= Ohio (meme) =

Internet meme and slang word

Ohio, also referred to as Only in Ohio or Ohio vs. the World (or "Ohio Against the World"), is an Internet slang term and meme first popularized in 2016. The term refers to surreal and random phenomena that supposedly occur in the U.S. state of Ohio. The term is one of many slang words associated with Generation Z and Generation Alpha. It has also entered brainrot lexicon.

==History==
In 2016, a Tumblr user posted a picture of a Chicago Transit Authority bus stop with an announcement reading "Ohio will be eliminated." The message was intended to inform riders about a bus stop removal at the intersection of Ohio Street and Michigan Avenue; however, the photo became viral over the message being misconstrued to refer to violent destruction of the state instead of the removal of the street's bus stop. In the years after the photo was published, absurdist memes related to Ohio were published on social media.

Starting in 2022, videos that attribute Ohio with bizarre and sometimes disturbing situations ("Only in Ohio" videos) became viral.

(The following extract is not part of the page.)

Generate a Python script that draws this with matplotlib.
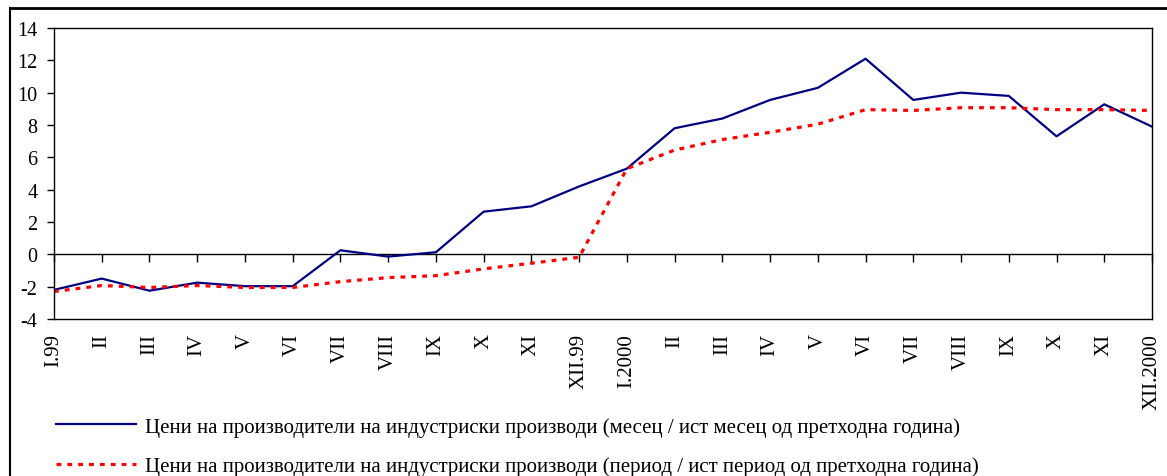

They were often coupled with a song, "Swag Like Ohio" by Lil B. The term Ohio was later coupled with newly popular Internet slang terms like "sigma", "rizz" and "skibidi". The term could be used as a random interjection as-well, and was memed in other contexts such as the Japanese word for good morning.

In 2022, music artist CG5 released a single titled "Only in Ohio", a nerdcore hip-hop song about the meme. Despite his discography of songs about memes, this song in specific received a majority of negative responses from people, claiming the song "killed" the meme.